Retype exactly the lines from the first one through the line with "-100, -150, -200]", including both ends; skip any pictures.

• **INFORMATION SHOWN**:
★ ★ ★

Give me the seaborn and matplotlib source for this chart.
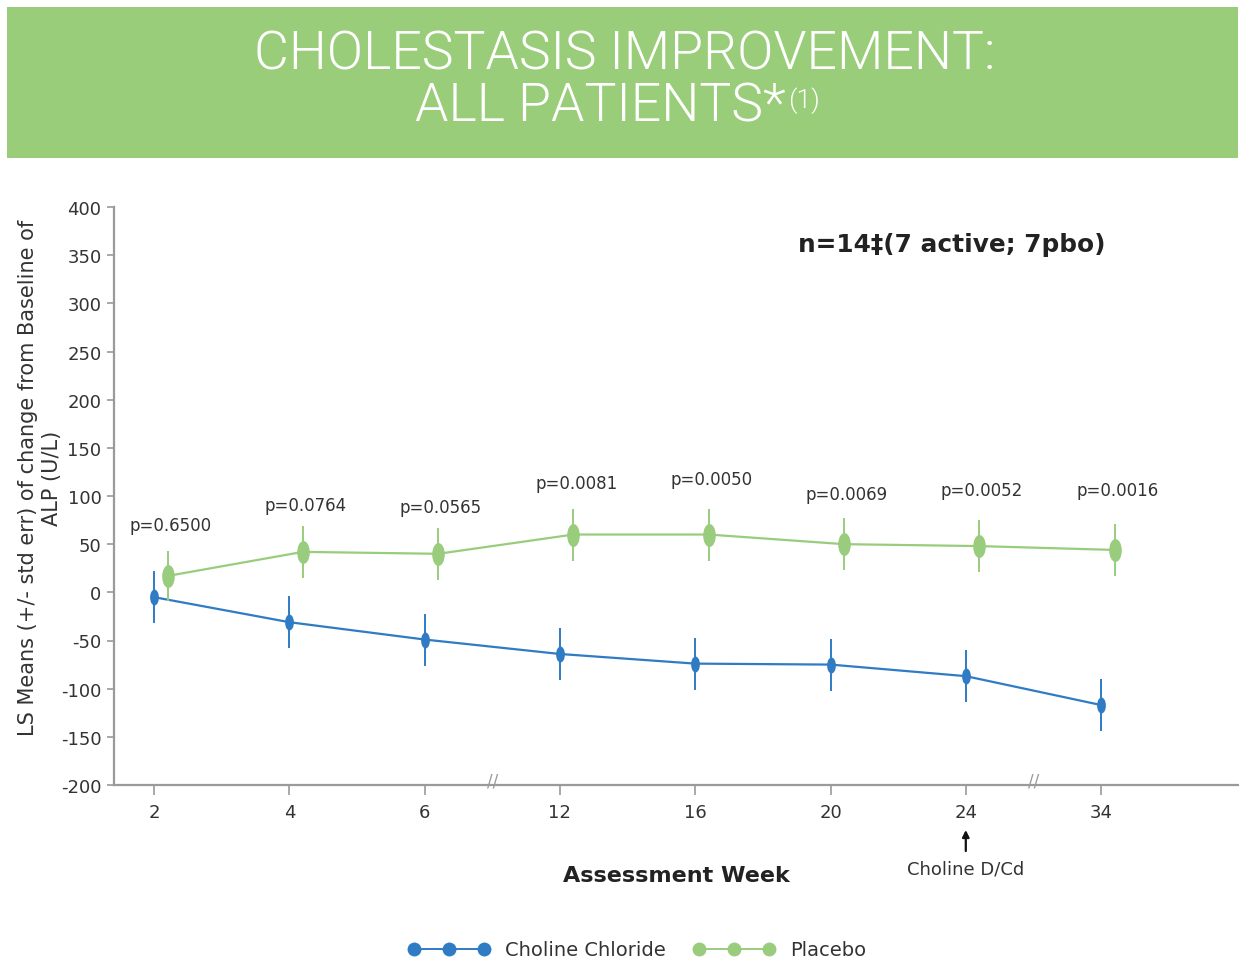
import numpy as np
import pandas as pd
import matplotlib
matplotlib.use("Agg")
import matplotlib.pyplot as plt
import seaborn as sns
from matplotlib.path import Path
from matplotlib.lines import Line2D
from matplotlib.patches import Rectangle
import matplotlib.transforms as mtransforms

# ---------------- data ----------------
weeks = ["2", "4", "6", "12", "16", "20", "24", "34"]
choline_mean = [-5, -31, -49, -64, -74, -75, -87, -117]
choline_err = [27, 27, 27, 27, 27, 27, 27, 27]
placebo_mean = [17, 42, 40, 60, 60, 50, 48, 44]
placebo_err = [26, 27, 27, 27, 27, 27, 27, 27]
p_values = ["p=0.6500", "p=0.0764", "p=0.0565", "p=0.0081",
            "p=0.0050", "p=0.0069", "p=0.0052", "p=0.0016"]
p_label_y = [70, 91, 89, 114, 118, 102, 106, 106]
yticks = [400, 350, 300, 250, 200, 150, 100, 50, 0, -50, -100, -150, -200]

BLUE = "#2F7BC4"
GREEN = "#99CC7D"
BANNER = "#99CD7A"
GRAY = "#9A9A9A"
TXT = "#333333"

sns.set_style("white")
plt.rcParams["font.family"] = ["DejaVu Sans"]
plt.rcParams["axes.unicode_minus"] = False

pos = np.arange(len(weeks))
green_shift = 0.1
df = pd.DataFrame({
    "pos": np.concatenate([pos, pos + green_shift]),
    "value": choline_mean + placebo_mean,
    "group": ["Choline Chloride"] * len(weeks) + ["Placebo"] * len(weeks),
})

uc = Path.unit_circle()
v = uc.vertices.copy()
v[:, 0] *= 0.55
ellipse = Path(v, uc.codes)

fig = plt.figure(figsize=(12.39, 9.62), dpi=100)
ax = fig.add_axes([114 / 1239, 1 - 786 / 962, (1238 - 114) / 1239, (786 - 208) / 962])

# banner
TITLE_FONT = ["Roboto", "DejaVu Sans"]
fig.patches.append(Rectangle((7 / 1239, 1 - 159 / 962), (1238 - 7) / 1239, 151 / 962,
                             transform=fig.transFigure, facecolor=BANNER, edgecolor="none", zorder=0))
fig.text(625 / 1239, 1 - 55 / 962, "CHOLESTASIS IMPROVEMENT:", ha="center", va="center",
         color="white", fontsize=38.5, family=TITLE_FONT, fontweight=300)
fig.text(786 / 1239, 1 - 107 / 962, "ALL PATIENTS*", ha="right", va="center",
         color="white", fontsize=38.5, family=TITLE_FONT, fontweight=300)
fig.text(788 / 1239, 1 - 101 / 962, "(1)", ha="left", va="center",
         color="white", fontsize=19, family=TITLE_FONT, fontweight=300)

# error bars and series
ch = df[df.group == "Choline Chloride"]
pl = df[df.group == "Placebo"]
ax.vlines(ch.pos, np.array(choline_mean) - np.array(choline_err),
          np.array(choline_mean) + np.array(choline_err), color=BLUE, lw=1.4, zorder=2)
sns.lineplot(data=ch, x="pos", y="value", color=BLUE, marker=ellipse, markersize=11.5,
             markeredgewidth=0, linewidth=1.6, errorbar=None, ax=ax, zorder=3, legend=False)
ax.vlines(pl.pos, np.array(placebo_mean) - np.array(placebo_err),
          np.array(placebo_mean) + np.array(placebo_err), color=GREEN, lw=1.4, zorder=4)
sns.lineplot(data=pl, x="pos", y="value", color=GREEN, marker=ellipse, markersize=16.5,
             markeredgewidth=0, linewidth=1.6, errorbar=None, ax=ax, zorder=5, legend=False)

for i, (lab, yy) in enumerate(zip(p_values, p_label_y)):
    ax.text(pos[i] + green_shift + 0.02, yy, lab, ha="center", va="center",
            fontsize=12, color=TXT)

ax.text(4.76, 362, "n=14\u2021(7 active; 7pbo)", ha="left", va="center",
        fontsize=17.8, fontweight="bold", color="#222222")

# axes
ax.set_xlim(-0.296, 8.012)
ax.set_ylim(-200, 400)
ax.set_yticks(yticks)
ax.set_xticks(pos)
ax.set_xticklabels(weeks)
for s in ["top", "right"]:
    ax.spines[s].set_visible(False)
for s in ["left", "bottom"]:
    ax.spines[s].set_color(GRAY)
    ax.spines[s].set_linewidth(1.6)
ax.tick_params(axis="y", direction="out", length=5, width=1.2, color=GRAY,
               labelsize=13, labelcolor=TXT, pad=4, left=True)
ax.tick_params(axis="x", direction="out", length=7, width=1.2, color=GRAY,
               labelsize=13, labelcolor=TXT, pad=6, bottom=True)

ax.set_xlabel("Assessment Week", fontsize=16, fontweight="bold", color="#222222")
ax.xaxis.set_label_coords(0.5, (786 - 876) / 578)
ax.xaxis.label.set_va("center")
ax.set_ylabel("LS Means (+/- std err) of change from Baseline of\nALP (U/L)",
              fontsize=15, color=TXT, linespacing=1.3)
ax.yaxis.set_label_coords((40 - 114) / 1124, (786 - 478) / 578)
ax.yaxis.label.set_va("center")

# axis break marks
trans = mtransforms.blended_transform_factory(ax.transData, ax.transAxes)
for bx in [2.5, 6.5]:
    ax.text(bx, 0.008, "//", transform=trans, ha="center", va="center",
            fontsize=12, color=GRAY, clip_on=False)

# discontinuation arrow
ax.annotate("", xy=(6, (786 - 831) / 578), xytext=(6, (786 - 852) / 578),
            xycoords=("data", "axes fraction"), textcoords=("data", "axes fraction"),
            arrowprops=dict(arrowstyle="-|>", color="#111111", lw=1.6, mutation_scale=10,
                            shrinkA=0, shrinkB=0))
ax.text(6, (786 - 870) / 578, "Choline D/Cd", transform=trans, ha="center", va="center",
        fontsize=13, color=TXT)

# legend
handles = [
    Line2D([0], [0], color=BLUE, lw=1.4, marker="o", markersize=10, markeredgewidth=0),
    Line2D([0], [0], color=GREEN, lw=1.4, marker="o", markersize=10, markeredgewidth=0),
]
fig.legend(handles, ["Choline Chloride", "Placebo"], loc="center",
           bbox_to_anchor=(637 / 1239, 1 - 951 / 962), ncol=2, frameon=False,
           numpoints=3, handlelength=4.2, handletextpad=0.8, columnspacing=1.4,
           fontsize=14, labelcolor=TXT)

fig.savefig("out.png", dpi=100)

★ ★ ★

• **EXERCISE SOLUTION**:
Give me the seaborn and matplotlib source for this chart.
import numpy as np
import pandas as pd
import matplotlib
matplotlib.use("Agg")
import matplotlib.pyplot as plt
import seaborn as sns
from matplotlib.path import Path
from matplotlib.lines import Line2D
from matplotlib.patches import Rectangle
import matplotlib.transforms as mtransforms

# ---------------- data ----------------
weeks = ["2", "4", "6", "12", "16", "20", "24", "34"]
choline_mean = [-5, -31, -49, -64, -74, -75, -87, -117]
choline_err = [27, 27, 27, 27, 27, 27, 27, 27]
placebo_mean = [17, 42, 40, 60, 60, 50, 48, 44]
placebo_err = [26, 27, 27, 27, 27, 27, 27, 27]
p_values = ["p=0.6500", "p=0.0764", "p=0.0565", "p=0.0081",
            "p=0.0050", "p=0.0069", "p=0.0052", "p=0.0016"]
p_label_y = [70, 91, 89, 114, 118, 102, 106, 106]
yticks = [400, 350, 300, 250, 200, 150, 100, 50, 0, -50, -100, -150, -200]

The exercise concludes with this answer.